[BEGIN Records shown]
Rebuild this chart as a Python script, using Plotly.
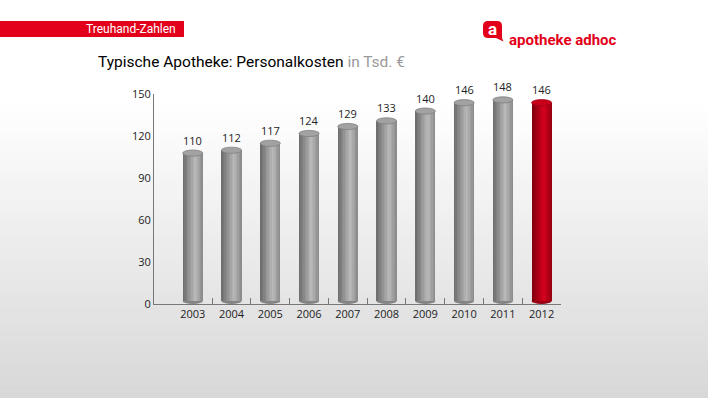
[END Records shown]
[BEGIN Records shown]
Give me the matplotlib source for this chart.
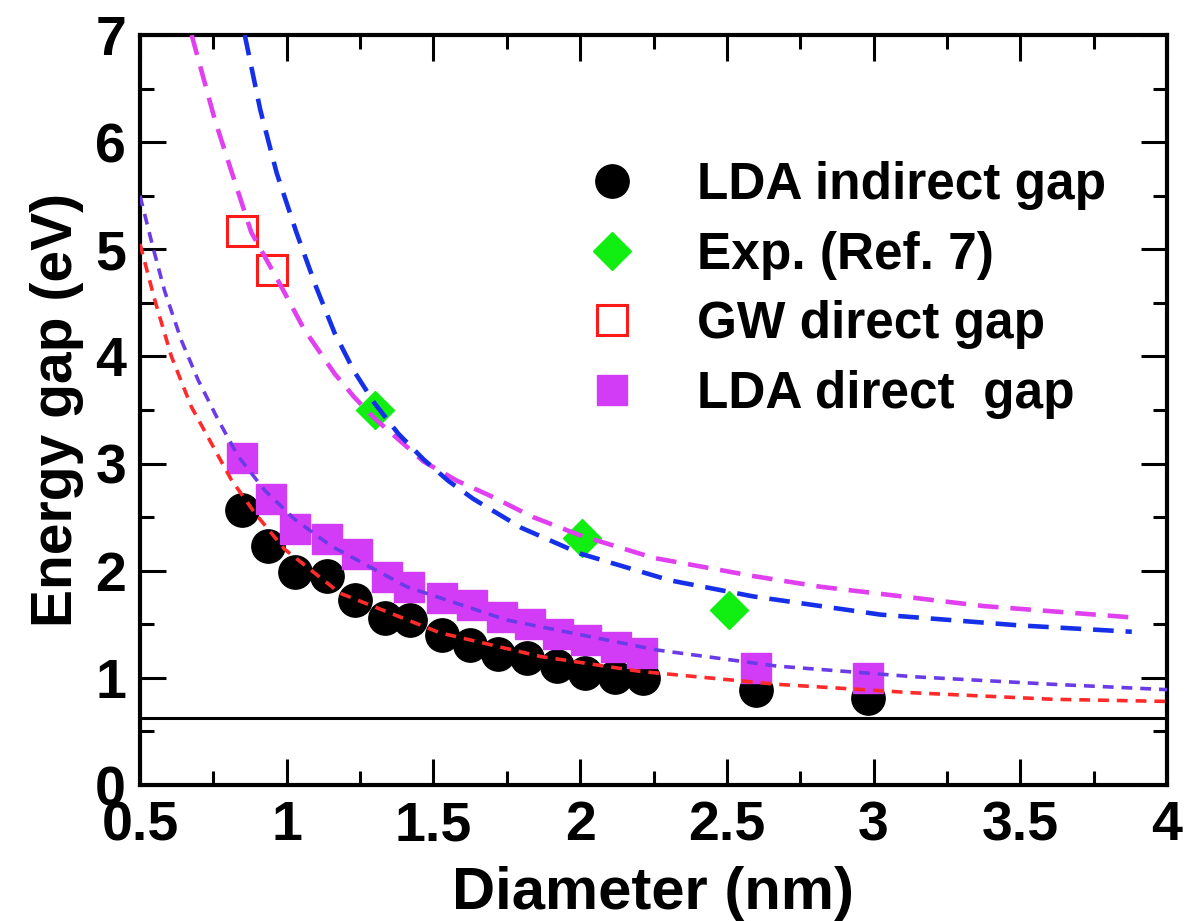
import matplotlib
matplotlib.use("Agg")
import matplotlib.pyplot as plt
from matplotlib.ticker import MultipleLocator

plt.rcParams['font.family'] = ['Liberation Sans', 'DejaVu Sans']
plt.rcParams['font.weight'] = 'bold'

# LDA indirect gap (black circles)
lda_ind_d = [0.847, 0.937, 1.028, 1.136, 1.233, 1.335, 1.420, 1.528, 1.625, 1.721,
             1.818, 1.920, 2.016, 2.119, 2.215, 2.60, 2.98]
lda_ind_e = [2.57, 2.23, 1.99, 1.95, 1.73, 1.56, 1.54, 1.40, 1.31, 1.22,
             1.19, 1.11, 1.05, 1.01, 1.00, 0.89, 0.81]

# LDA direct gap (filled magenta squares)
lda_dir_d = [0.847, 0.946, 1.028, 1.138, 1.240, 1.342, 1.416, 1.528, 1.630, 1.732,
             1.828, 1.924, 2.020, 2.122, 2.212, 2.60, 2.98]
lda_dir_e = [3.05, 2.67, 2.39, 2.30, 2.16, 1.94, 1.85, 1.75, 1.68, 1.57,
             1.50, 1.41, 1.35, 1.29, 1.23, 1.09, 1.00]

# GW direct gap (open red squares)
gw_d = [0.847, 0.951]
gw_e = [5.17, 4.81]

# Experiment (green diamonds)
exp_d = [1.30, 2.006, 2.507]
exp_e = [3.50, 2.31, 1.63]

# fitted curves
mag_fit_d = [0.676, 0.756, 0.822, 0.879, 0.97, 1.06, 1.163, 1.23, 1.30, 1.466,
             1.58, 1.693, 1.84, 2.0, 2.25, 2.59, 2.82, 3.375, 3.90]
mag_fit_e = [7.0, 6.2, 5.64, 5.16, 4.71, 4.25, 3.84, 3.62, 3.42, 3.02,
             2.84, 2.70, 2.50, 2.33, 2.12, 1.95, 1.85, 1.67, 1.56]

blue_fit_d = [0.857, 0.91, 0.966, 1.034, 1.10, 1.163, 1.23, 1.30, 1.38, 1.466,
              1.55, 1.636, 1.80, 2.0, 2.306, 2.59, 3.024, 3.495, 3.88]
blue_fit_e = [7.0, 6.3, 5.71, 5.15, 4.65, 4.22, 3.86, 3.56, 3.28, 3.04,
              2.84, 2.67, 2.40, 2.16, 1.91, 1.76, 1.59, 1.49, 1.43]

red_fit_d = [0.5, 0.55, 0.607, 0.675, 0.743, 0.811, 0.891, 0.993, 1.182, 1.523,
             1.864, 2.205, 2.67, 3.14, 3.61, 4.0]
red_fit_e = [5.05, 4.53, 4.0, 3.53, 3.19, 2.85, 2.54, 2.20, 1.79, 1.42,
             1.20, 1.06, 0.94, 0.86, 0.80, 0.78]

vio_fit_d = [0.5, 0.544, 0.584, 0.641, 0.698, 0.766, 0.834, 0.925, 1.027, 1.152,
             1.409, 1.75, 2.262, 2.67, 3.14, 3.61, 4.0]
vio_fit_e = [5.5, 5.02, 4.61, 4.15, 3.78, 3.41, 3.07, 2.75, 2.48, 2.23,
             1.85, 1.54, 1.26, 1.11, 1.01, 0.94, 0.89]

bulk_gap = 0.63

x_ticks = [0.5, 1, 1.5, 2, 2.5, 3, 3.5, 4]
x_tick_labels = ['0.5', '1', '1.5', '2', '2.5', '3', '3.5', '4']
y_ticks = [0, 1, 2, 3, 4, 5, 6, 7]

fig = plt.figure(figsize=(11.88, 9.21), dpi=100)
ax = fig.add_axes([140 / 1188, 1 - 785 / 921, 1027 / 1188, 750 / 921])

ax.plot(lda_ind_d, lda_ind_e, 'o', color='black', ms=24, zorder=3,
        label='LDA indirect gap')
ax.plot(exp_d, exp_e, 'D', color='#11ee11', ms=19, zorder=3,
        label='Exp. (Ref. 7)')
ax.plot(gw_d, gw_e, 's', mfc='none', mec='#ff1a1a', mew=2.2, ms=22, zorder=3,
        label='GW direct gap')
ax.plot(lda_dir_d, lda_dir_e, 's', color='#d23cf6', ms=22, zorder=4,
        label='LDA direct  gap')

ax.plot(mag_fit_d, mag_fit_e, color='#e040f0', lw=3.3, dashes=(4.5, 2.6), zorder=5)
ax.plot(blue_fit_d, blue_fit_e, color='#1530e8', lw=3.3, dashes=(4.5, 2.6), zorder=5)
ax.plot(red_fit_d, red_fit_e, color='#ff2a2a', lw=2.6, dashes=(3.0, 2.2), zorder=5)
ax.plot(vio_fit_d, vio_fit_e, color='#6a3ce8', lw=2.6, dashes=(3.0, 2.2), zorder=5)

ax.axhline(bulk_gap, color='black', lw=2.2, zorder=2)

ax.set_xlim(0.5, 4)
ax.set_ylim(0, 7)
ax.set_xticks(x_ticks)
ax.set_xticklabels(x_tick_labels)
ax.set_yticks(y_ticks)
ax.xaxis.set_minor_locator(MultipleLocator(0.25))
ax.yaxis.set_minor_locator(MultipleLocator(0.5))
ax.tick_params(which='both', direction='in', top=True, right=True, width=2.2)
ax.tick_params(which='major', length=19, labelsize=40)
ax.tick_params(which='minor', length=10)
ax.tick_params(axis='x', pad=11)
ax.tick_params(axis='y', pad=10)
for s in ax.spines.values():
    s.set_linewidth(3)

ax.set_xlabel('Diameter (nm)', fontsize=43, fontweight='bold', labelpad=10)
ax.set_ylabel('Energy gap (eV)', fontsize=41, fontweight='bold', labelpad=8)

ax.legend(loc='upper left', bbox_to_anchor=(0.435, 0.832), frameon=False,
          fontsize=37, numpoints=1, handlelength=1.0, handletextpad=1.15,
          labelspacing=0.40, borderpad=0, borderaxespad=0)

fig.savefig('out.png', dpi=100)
[END Records shown]
Exercise requirements
From the data above, copy each line that has the string "matplotlib".

The output
Give me the matplotlib source for this chart.
import matplotlib
matplotlib.use("Agg")
import matplotlib.pyplot as plt
from matplotlib.ticker import MultipleLocator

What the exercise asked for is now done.